Nathan’s Famous

Photo by René Atchison

1310 Surf Avenue


Open daily, 9 a.m. to 1 a.m.


"Nathan Handwerker” may sound like the name of a very specific kind of entertainer, but this particular Polish expat introduced New York to the joy of wieners (wait) in 1916, when he and wife Ida launched Coney Island landmark Nathan's Famous. Remarkably, the restaurant stayed in the hands of the Handwerker family until 1996, after which it became an international fast food chain with a world-renowned eating competition. You'll still find the least diluted version of the brand in Brooklyn, and nearly a century and millions of hot dogs later, the iconic stand serves as a benchmark for processed-meat cookery. The all-beef hot dogs break apart with an aurally pleasing snap thanks to natural casings, and you can have yours slathered in chili, cheese, or peppers and onions. The fryers yield golden-brown corn dogs and stubby wedges of browned, crinkle-cut fries. The flagship's post-Sandy rebuild included the addition of a raw bar — an initial feature of the restaurant that was axed in the 1950s, we’ll have you know — so you can now celebrate summer with the briny pop of clams to go with your tube steak. That makes for a seriously fab surf-and-turf with inimitable New York terroir.

Noodle Pudding

Photo by Dominic Perri

38 Henry Street


Tuesday to Thursday, 5:30 to 10:30 p.m., Friday and Saturday 5:30 to 11 p.m., Sunday 5 to 10 p.m.
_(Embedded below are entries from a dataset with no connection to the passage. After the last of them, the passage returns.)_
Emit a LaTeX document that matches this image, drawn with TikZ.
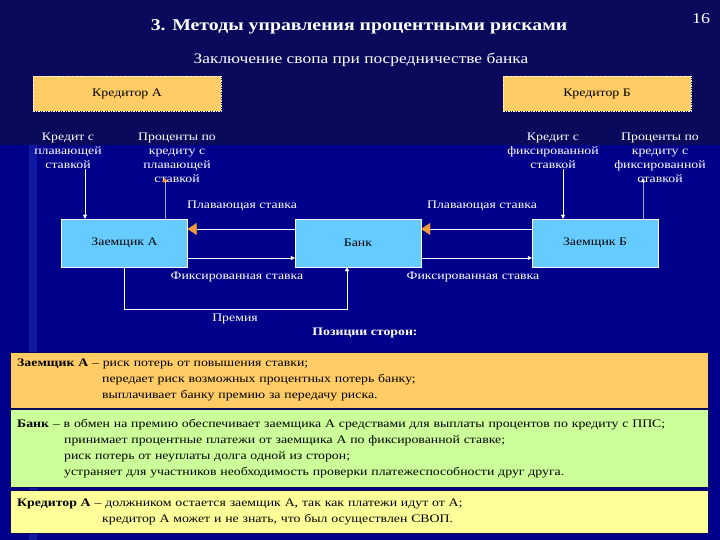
\documentclass[tikz,border=0pt]{standalone}
\usepackage{fontspec}
\setmainfont[FakeStretch=1.2]{Liberation Serif}
\usepackage{tikz}
\usetikzlibrary{calc,arrows.meta,positioning}
\definecolor{navyx}{HTML}{00008A}
\definecolor{navytop}{HTML}{0A0A5C}
\definecolor{glowx}{HTML}{2030B8}
\definecolor{orangex}{HTML}{FFCC66}
\definecolor{cyanx}{HTML}{66CCFF}
\definecolor{greenx}{HTML}{CCFF99}
\definecolor{yellowx}{HTML}{FFFF99}
\definecolor{tipx}{HTML}{F39A3A}
\tikzset{
  cred/.style={draw=white,dash pattern=on 1.5pt off 1pt,fill=orangex,minimum width=188pt,minimum height=35pt,inner sep=0pt,font=\fontsize{11.5}{13}\selectfont},
  party/.style={draw=white,fill=cyanx,minimum width=126pt,minimum height=48pt,inner sep=0pt,font=\fontsize{11.5}{13}\selectfont},
  lbl/.style={text=white,align=center,inner sep=0pt,font=\fontsize{11.5}{14}\selectfont},
  ln/.style={white,thin},
  wa/.style={-{Triangle[length=4pt,width=4pt]},white,thin},
  oa/.style={-{Triangle[length=9pt,width=12pt,color=tipx]},white,thin},
  posbox/.style={draw=navytop,rectangle,minimum width=698pt,text width=684pt,inner xsep=7pt,inner ysep=0pt,anchor=north west,align=left,font=\fontsize{11.5}{16}\selectfont}
}

\begin{document}
\begin{tikzpicture}[x=1pt,y=-1pt]
\useasboundingbox (0,0) rectangle (720,540);
% background
\fill[navyx] (0,0) rectangle (720,540);
\fill[navytop] (0,0) rectangle (720,145);
\fill[glowx,opacity=0.5] (29,145) rectangle (37,540);

% titles
\node[text=white,font=\bfseries\fontsize{16.5}{20}\selectfont] (title) at (359,27) {3. Методы управления процентными рисками};
\node[text=white,font=\fontsize{15}{18}\selectfont] (page) at (701,19) {16};
\node[text=white,font=\fontsize{14.5}{16}\selectfont] (sub) at (361,60) {Заключение свопа при посредничестве банка};

% creditors and parties
\node[cred] (credA) at (127,94) {Кредитор А};
\node[cred] (credB) at (597,94) {Кредитор Б};
\node[party] (zaemA) at (124.5,243) {Заемщик А};
\node[party] (bank) at (358,243) {Банк};
\node[party] (zaemB) at (595,243) {Заемщик Б};

\node[lbl] (crA) at (68,151) {Кредит с\\плавающей\\ставкой};
\node[lbl] (prA) at (177,158) {Проценты по\\кредиту с\\плавающей\\ставкой};
\node[lbl] (crB) at (553,151) {Кредит с\\фиксированной\\ставкой};
\node[lbl] (prB) at (660,158) {Проценты по\\кредиту с\\фиксированной\\ставкой};

% flows to and from creditors
\coordinate (inA) at ([xshift=-39.5pt]zaemA.north);
\coordinate (outA) at ([xshift=40.5pt]zaemA.north);
\coordinate (inB) at ([xshift=-32pt]zaemB.north);
\coordinate (outB) at ([xshift=48pt]zaemB.north);
\draw[wa] (inA |- crA.south) -- (inA);
\draw[-{Triangle[length=4pt,width=6pt,color=tipx]},white,thin] (outA) -- (outA |- prA.south) -- ++(0,5pt);
\draw[wa] (inB |- crB.south) -- (inB);
\draw[wa] (outB) -- (outB |- prB.south) -- ++(0,5pt);

% swap payments
\draw[oa] ([yshift=14pt]bank.west) -- ([yshift=14pt]zaemA.east);
\draw[wa] ([yshift=-15pt]zaemA.east) -- ([yshift=-15pt]bank.west);
\draw[oa] ([yshift=14pt]zaemB.west) -- ([yshift=14pt]bank.east);
\draw[wa] ([yshift=-15pt]bank.east) -- ([yshift=-15pt]zaemB.west);
\draw[wa] (zaemA.south) -- ++(0,-42pt) -| ([xshift=-11pt]bank.south);

\node[lbl] (flA) at (242,206) {Плавающая ставка};
\node[lbl] (flB) at (482,206) {Плавающая ставка};
\node[lbl] (fxA) at (237,277) {Фиксированная ставка};
\node[lbl] (fxB) at (473,277) {Фиксированная ставка};
\node[lbl] (prem) at (235,319) {Премия};
\node[lbl,font=\bfseries\fontsize{11.5}{14}\selectfont] (posT) at (365,333) {Позиции сторон:};

% positions
\node[posbox,fill=orangex,minimum height=56pt] (posA) at (10,352) {\textbf{Заемщик А} – риск потерь от повышения ставки;\\
\hspace*{85pt}передает риск возможных процентных потерь банку;\\
\hspace*{85pt}выплачивает банку премию за передачу риска.};
\node[posbox,fill=greenx,minimum height=78pt] (posBank) at (10,409) {\textbf{Банк} – в обмен на премию обеспечивает заемщика А средствами для выплаты процентов по кредиту с ППС;\\
\hspace*{47pt}принимает процентные платежи от заемщика А по фиксированной ставке;\\
\hspace*{47pt}риск потерь от неуплаты долга одной из сторон;\\
\hspace*{47pt}устраняет для участников необходимость проверки платежеспособности друг друга.};
\node[posbox,fill=yellowx,minimum height=43pt] (posCred) at (10,490) {\textbf{Кредитор А} – должником остается заемщик А, так как платежи идут от А;\\
\hspace*{85pt}кредитор А может и не знать, что был осуществлен СВОП.};
\end{tikzpicture}
\end{document}
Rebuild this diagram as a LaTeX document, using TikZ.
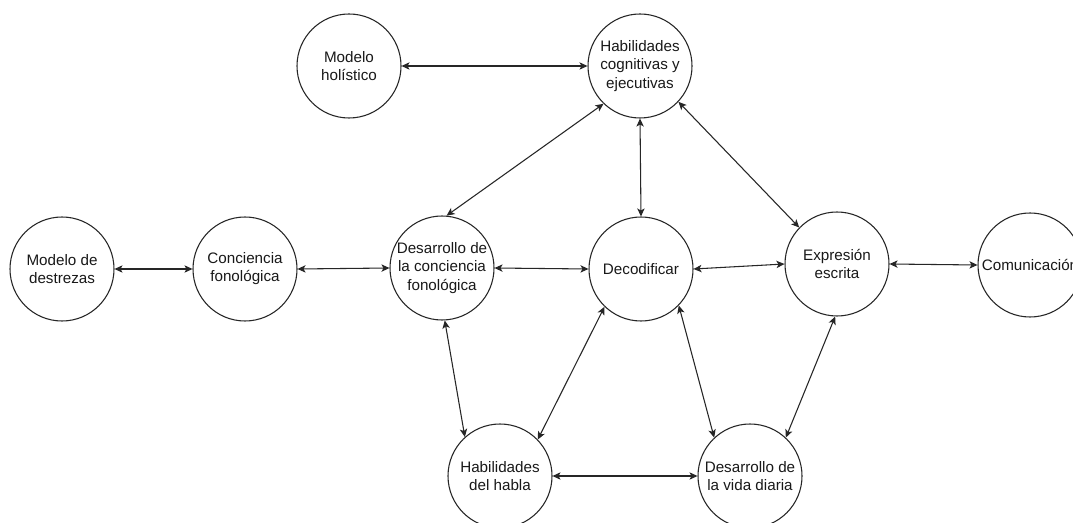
\documentclass[tikz,border=0pt]{standalone}
\usepackage{fontspec}
\setmainfont{Liberation Sans}
\usetikzlibrary{arrows.meta}
\begin{document}
\begin{tikzpicture}[x=0.75pt,y=-0.75pt,
  circ/.style={draw=black!85, line width=0.8pt, circle, minimum size=78pt, inner sep=0pt,
    align=center, font=\fontsize{11.4}{13.6}\selectfont, text=black!90},
  link/.style={draw=black!85, line width=0.8pt, {Stealth[length=6pt,width=5.5pt,inset=1.5pt]}-{Stealth[length=6pt,width=5.5pt,inset=1.5pt]}}]
\clip (0,0) rectangle (1073,523);
\fill[white] (0,0) rectangle (1073,523);
\node[circ] (hol) at (349,66) {Modelo\\holístico};
\node[circ] (hab) at (640,66) {Habilidades\\cognitivas y\\ejecutivas};
\node[circ] (des) at (62,269) {Modelo de\\destrezas};
\node[circ] (con) at (245,269) {Conciencia\\fonológica};
\node[circ] (dcf) at (442,268) {Desarrollo de\\la conciencia\\fonológica};
\node[circ] (dec) at (641,269) {Decodificar};
\node[circ] (exp) at (837,264) {Expresión\\escrita};
\node[circ] (com) at (1030,265) {Comunicación};
\node[circ] (hbl) at (500,476) {Habilidades\\del habla};
\node[circ] (vid) at (750,476) {Desarrollo de\\la vida diaria};
\draw[link] (hol.east) -- (hab.west);
\draw[link] (hab.226) -- (dcf.85);
\draw[link] (hab.270) -- (dec.90);
\draw[link] (hab.317) -- (exp.136);
\draw[link] (des.east) -- (con.west);
\draw[link] (con.east) -- (dcf.west);
\draw[link] (dcf.east) -- (dec.west);
\draw[link] (dec.east) -- (exp.west);
\draw[link] (exp.east) -- (com.west);
\draw[link] (dcf.273) -- (hbl.132);
\draw[link] (dec.226) -- (hbl.44);
\draw[link] (dec.316) -- (vid.133);
\draw[link] (exp.268) -- (vid.47);
\draw[link] (hbl.east) -- (vid.west);
\end{tikzpicture}
\end{document}
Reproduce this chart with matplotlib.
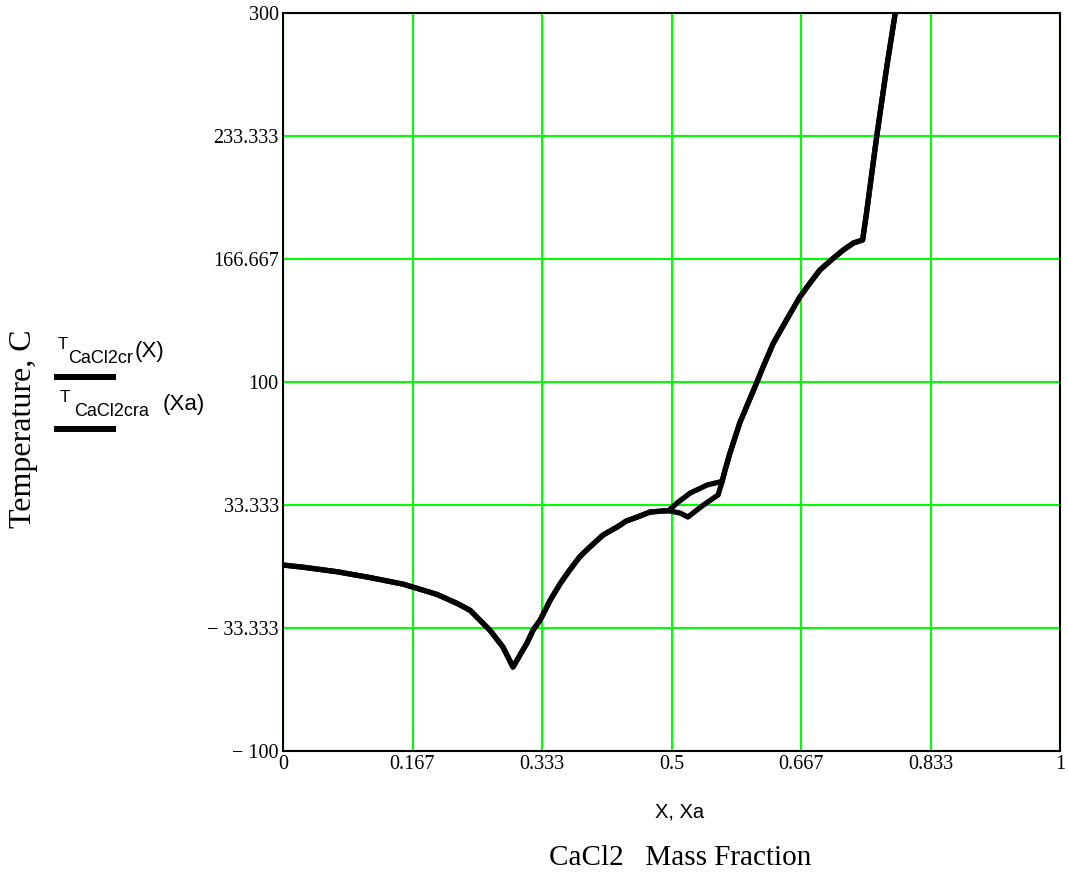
import matplotlib
matplotlib.use('Agg')
import matplotlib.pyplot as plt
from matplotlib.lines import Line2D

# T_CaCl2cr(X)
X = [0, 0.026, 0.069, 0.112, 0.155, 0.198, 0.224, 0.241, 0.249, 0.257, 0.266,
     0.283, 0.296, 0.314, 0.322, 0.331, 0.344, 0.357, 0.369, 0.382, 0.395,
     0.412, 0.430, 0.442, 0.456, 0.472, 0.489, 0.496,
     0.511, 0.521, 0.541, 0.560, 0.565,
     0.569, 0.575, 0.588, 0.601, 0.610, 0.618, 0.631, 0.648, 0.665, 0.678,
     0.691, 0.708, 0.721, 0.734, 0.746, 0.751, 0.764, 0.777, 0.788]
T = [0.8, -0.4, -2.8, -6, -9.6, -15.1, -20, -23.8, -27.2, -30.6, -34.4,
     -43.6, -54.5, -41.5, -34.4, -29, -18.2, -9.1, -1.9, 5.3, 10.6,
     17.1, 21.4, 24.7, 26.8, 29.5, 30.1, 30.2,
     29, 26.8, 33.3, 38.8, 45.8,
     52.3, 61.2, 78, 91, 100, 108.3, 121, 133.6, 146, 153.5,
     160.7, 167, 171.5, 175.3, 177, 191.6, 232.8, 270.7, 300]

# T_CaCl2cra(Xa)
Xa = [0, 0.026, 0.069, 0.112, 0.155, 0.198, 0.224, 0.241, 0.249, 0.257, 0.266,
      0.283, 0.296, 0.314, 0.322, 0.331, 0.344, 0.357, 0.369, 0.382, 0.395,
      0.412, 0.430, 0.442, 0.456, 0.472, 0.489, 0.496,
      0.507, 0.524, 0.546, 0.562, 0.565,
      0.569, 0.575, 0.588, 0.601, 0.610, 0.618, 0.631, 0.648, 0.665, 0.678,
      0.691, 0.708, 0.721, 0.734, 0.746, 0.751, 0.764, 0.777, 0.788]
Ta = [0.8, -0.4, -2.8, -6, -9.6, -15.1, -20, -23.8, -27.2, -30.6, -34.4,
      -43.6, -54.5, -41.5, -34.4, -29, -18.2, -9.1, -1.9, 5.3, 10.6,
      17.1, 21.4, 24.7, 26.8, 29.5, 30.1, 30.2,
      34.4, 39.8, 44.2, 45.8, 46,
      52.3, 61.2, 78, 91, 100, 108.3, 121, 133.6, 146, 153.5,
      160.7, 167, 171.5, 175.3, 177, 191.6, 232.8, 270.7, 300]

x_ticks = [0, 1/6, 1/3, 0.5, 2/3, 5/6, 1]
x_labels = ['0', '0.167', '0.333', '0.5', '0.667', '0.833', '1']
y_ticks = [-100, -100/3, 100/3, 100, 500/3, 700/3, 300]
y_labels = ['\u2212 100', '\u2212 33.333', '33.333', '100', '166.667', '233.333', '300']

serif = 'Liberation Serif'
sans = 'Liberation Sans'

fig = plt.figure(figsize=(10.68, 8.72), dpi=100)
ax = fig.add_axes([283/1068, 1 - 751/872, 777/1068, 738/872])

ax.plot(X, T, color='black', lw=3.8, solid_joinstyle='round', solid_capstyle='round')
ax.plot(Xa, Ta, color='black', lw=3.8, solid_joinstyle='round', solid_capstyle='round')

ax.set_xlim(0, 1)
ax.set_ylim(-100, 300)
ax.set_xticks(x_ticks)
ax.set_xticklabels(x_labels, fontfamily=serif, fontsize=14.5)
ax.set_yticks(y_ticks)
ax.set_yticklabels(y_labels, fontfamily=serif, fontsize=14.5)
ax.tick_params(length=0, pad=3)
ax.grid(True, color='#00ff00', lw=1.5)
ax.set_axisbelow(True)
for s in ax.spines.values():
    s.set_color('black')
    s.set_linewidth(1.5)
    s.set_zorder(3)

# axis titles
fig.text(680/1068, 1 - 812/872, 'X, Xa', fontfamily=sans, fontsize=14.5,
         ha='center', va='center')
fig.text(680/1068, 1 - 858/872, 'CaCl2   Mass Fraction', fontfamily=serif,
         fontsize=21, ha='center', va='center')
fig.text(24/1068, 1 - 429/872, 'Temperature, C', fontfamily=serif, fontsize=23,
         rotation=90, ha='center', va='center')

# legend entries
fig.add_artist(Line2D([57/1068, 113/1068], [1 - 377/872, 1 - 377/872],
                      color='black', lw=4.3))
fig.add_artist(Line2D([57/1068, 113/1068], [1 - 429/872, 1 - 429/872],
                      color='black', lw=4.3))
fig.text(58/1068, 1 - 344/872, 'T', fontfamily=sans, fontsize=12, ha='left', va='center')
fig.text(68/1068, 1 - 358/872, 'CaCl2cr', fontfamily=sans, fontsize=13, ha='left', va='center')
fig.text(135/1068, 1 - 351/872, '(X)', fontfamily=sans, fontsize=16, ha='left', va='center')
fig.text(60/1068, 1 - 397/872, 'T', fontfamily=sans, fontsize=12, ha='left', va='center')
fig.text(74/1068, 1 - 411/872, 'CaCl2cra', fontfamily=sans, fontsize=13, ha='left', va='center')
fig.text(163/1068, 1 - 404/872, '(Xa)', fontfamily=sans, fontsize=16, ha='left', va='center')

fig.savefig('out.png', dpi=100)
Brooklyn’s claim to great Italian restaurants ranges from old trattorias to modern takes on the motherland’s disparate regions. Somewhere in the middle is Noodle Pudding, a signless Brooklyn Heights eatery that has been feeding locals for two decades. Antonio Migliaccio (migliaccio, a sweet, pasta-based dish from the island of Ischia — a noodle pudding — isn’t on the menu, sad to say) opened this place in the Nineties, fusing his Neapolitan culinary upbringing with what he could find in the local markets. Today the restaurant runs at its own unique cadence, akin to the haphazard, welcoming ambiance you'd encounter in Italy, as opposed to the measured march of a typical New York dinner. If you're after seasonal ingredients and contemporary presentations, turn your attention to the specials list, which is nearly as long as the menu and includes pastas, appetizers, and entrées. The five-course “Trust Me” tasting menu may be offered, likely served by members of the kitchen staff. Many diners come for the mainstays, however, for those are the dishes that bring comfort. Order a pasta or two (half-portions, if you want) — tagliatelle bolognese, say, or rigatoni alla siciliana — pair your meal with a bottle or two of inexpensive red wine, and finish with tiramisu. Be sure to say goodbye to the bartender on the way out — he'll be waving at you.

Northeast Kingdom

Photo by Dominic Perri

18 Wyckoff Avenue


Monday to Thursday 11:30 a.m. to 2:30 p.m. and 6 to 11 p.m., Friday 11:30 a.m. to 2:30 p.m. and 6 p.m. to 11:30 a.m., Saturday 11 a.m. to 3 p.m. and 6 to 11:30 p.m., Sunday 11 a.m. to 3 p.m. and 6 to 11 p.m.


Few restaurants are as indicative of their surrounding neighborhood as Northeast Kingdom is in 2015 Bushwick. Its intimate interior — partial brick façade, daily specials on chalkboards, stag-bust sconces — evokes an organic twee that never feels forced, a du jour hipness that obscures the fact that this farm-to-table mainstay has been consistently superb for a decade and helped spur the proliferation of this aesthetic. Husband-and-wife co-owners Paris Smeraldo and Meg Lipke populate their menu with organic produce and seasonally foraged fare — they're wholeheartedly committed to the farms and forests of rural New England. Go during the cold months and you might find unctuous pork ragout, the pasta slathered in layers of creamy ricotta and enhanced by shallots, pistachios, and generous amounts of every Bushwicker's favorite ingredient: kale. But don't let all these gentle vegetables fool you — the real winner here is the burger. Ground beef sourced from upstate New York is salted and seasoned, topped with tobacco onion, Vermont cheddar, and house-made mayo. Easily one of the best burgers in Brooklyn, it has been known to bring grown men to tears. Match it with craft suds poured on tap, or a brown spirit (perhaps mixed with ginger ale). This, friend, is what Bushwick is all about.